GIVEN INSTRUCTION = Copy everything in the data below exactly except the pictures.

EXERCISE INPUT =
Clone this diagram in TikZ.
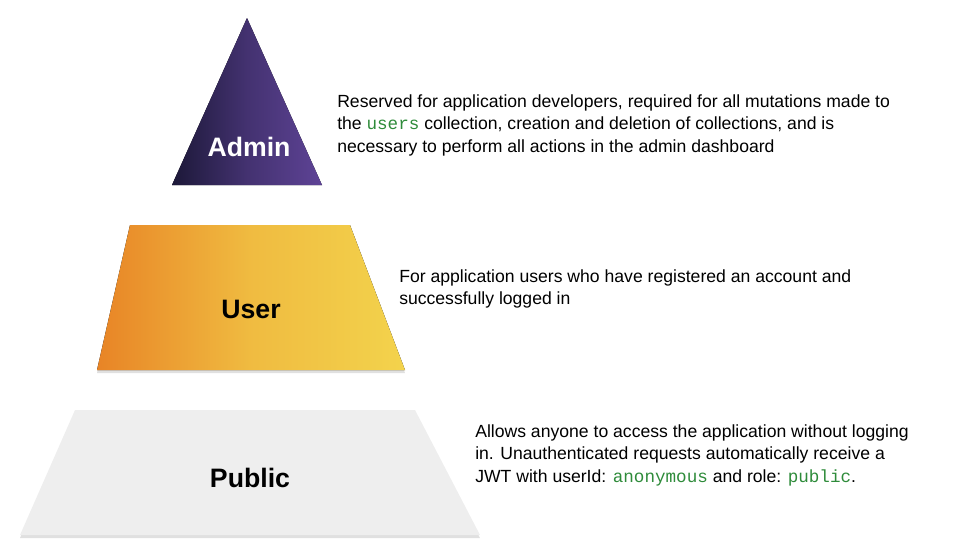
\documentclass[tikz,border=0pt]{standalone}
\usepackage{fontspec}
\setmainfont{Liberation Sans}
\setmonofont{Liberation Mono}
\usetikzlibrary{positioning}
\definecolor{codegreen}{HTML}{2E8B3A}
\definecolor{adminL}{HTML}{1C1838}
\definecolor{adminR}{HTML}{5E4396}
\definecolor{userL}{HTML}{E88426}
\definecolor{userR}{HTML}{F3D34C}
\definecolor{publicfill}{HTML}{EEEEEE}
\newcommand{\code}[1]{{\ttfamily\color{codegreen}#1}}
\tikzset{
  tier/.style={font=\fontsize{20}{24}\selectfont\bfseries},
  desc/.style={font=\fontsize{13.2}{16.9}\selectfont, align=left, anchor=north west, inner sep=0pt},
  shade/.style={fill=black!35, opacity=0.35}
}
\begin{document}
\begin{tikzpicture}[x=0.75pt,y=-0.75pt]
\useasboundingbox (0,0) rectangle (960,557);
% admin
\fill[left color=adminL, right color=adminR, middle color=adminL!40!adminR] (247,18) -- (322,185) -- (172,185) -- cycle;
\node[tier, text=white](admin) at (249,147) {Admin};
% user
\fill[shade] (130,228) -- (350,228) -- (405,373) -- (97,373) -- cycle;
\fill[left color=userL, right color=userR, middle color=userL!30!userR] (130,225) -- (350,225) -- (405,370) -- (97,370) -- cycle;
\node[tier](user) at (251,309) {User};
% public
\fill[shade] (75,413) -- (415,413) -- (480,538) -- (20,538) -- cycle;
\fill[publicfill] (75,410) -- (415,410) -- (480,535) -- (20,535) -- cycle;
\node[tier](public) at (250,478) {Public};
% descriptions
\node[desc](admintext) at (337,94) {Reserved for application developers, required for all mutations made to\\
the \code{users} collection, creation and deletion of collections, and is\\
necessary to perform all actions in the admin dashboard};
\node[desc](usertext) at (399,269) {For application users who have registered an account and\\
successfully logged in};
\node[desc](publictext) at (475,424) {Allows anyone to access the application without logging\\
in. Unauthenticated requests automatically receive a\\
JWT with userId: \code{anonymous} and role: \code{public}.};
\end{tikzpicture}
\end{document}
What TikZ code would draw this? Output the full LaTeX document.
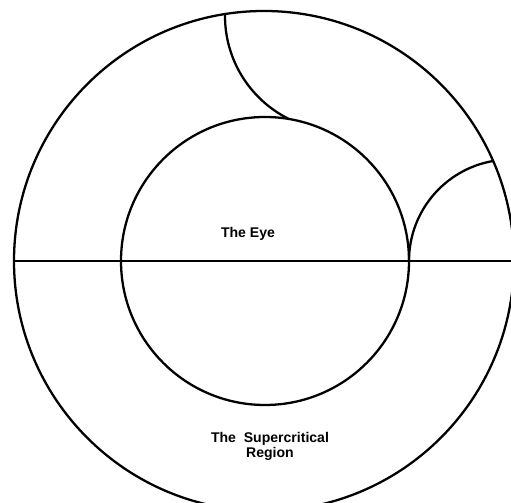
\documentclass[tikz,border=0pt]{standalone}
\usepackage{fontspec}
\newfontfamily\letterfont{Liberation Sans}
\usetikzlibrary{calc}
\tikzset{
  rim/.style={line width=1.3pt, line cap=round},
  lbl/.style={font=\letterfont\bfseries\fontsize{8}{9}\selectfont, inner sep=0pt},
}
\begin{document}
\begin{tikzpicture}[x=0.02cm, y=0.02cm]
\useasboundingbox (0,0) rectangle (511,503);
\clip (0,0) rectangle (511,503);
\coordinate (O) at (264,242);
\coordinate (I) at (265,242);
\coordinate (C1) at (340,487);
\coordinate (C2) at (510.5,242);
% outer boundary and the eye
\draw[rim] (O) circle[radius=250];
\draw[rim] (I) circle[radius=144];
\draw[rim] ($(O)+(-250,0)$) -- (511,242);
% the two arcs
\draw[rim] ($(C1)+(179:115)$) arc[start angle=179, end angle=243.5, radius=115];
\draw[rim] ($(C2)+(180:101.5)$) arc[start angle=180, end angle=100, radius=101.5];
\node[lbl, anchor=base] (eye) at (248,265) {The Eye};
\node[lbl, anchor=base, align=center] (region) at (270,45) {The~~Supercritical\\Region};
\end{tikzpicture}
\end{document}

ANSWER TO THE TASK =
Clone this diagram in TikZ.
\documentclass[tikz,border=0pt]{standalone}
\usepackage{fontspec}
\setmainfont{Liberation Sans}
\setmonofont{Liberation Mono}
\usetikzlibrary{positioning}
\definecolor{codegreen}{HTML}{2E8B3A}
\definecolor{adminL}{HTML}{1C1838}
\definecolor{adminR}{HTML}{5E4396}
\definecolor{userL}{HTML}{E88426}
\definecolor{userR}{HTML}{F3D34C}
\definecolor{publicfill}{HTML}{EEEEEE}
\newcommand{\code}[1]{{\ttfamily\color{codegreen}#1}}
\tikzset{
  tier/.style={font=\fontsize{20}{24}\selectfont\bfseries},
  desc/.style={font=\fontsize{13.2}{16.9}\selectfont, align=left, anchor=north west, inner sep=0pt},
  shade/.style={fill=black!35, opacity=0.35}
}
\begin{document}
\begin{tikzpicture}[x=0.75pt,y=-0.75pt]
\useasboundingbox (0,0) rectangle (960,557);
% admin
\fill[left color=adminL, right color=adminR, middle color=adminL!40!adminR] (247,18) -- (322,185) -- (172,185) -- cycle;
\node[tier, text=white](admin) at (249,147) {Admin};
% user
\fill[shade] (130,228) -- (350,228) -- (405,373) -- (97,373) -- cycle;
\fill[left color=userL, right color=userR, middle color=userL!30!userR] (130,225) -- (350,225) -- (405,370) -- (97,370) -- cycle;
\node[tier](user) at (251,309) {User};
% public
\fill[shade] (75,413) -- (415,413) -- (480,538) -- (20,538) -- cycle;
\fill[publicfill] (75,410) -- (415,410) -- (480,535) -- (20,535) -- cycle;
\node[tier](public) at (250,478) {Public};
% descriptions
\node[desc](admintext) at (337,94) {Reserved for application developers, required for all mutations made to\\
the \code{users} collection, creation and deletion of collections, and is\\
necessary to perform all actions in the admin dashboard};
\node[desc](usertext) at (399,269) {For application users who have registered an account and\\
successfully logged in};
\node[desc](publictext) at (475,424) {Allows anyone to access the application without logging\\
in. Unauthenticated requests automatically receive a\\
JWT with userId: \code{anonymous} and role: \code{public}.};
\end{tikzpicture}
\end{document}
What TikZ code would draw this? Output the full LaTeX document.
\documentclass[tikz,border=0pt]{standalone}
\usepackage{fontspec}
\newfontfamily\letterfont{Liberation Sans}
\usetikzlibrary{calc}
\tikzset{
  rim/.style={line width=1.3pt, line cap=round},
  lbl/.style={font=\letterfont\bfseries\fontsize{8}{9}\selectfont, inner sep=0pt},
}
\begin{document}
\begin{tikzpicture}[x=0.02cm, y=0.02cm]
\useasboundingbox (0,0) rectangle (511,503);
\clip (0,0) rectangle (511,503);
\coordinate (O) at (264,242);
\coordinate (I) at (265,242);
\coordinate (C1) at (340,487);
\coordinate (C2) at (510.5,242);
% outer boundary and the eye
\draw[rim] (O) circle[radius=250];
\draw[rim] (I) circle[radius=144];
\draw[rim] ($(O)+(-250,0)$) -- (511,242);
% the two arcs
\draw[rim] ($(C1)+(179:115)$) arc[start angle=179, end angle=243.5, radius=115];
\draw[rim] ($(C2)+(180:101.5)$) arc[start angle=180, end angle=100, radius=101.5];
\node[lbl, anchor=base] (eye) at (248,265) {The Eye};
\node[lbl, anchor=base, align=center] (region) at (270,45) {The~~Supercritical\\Region};
\end{tikzpicture}
\end{document}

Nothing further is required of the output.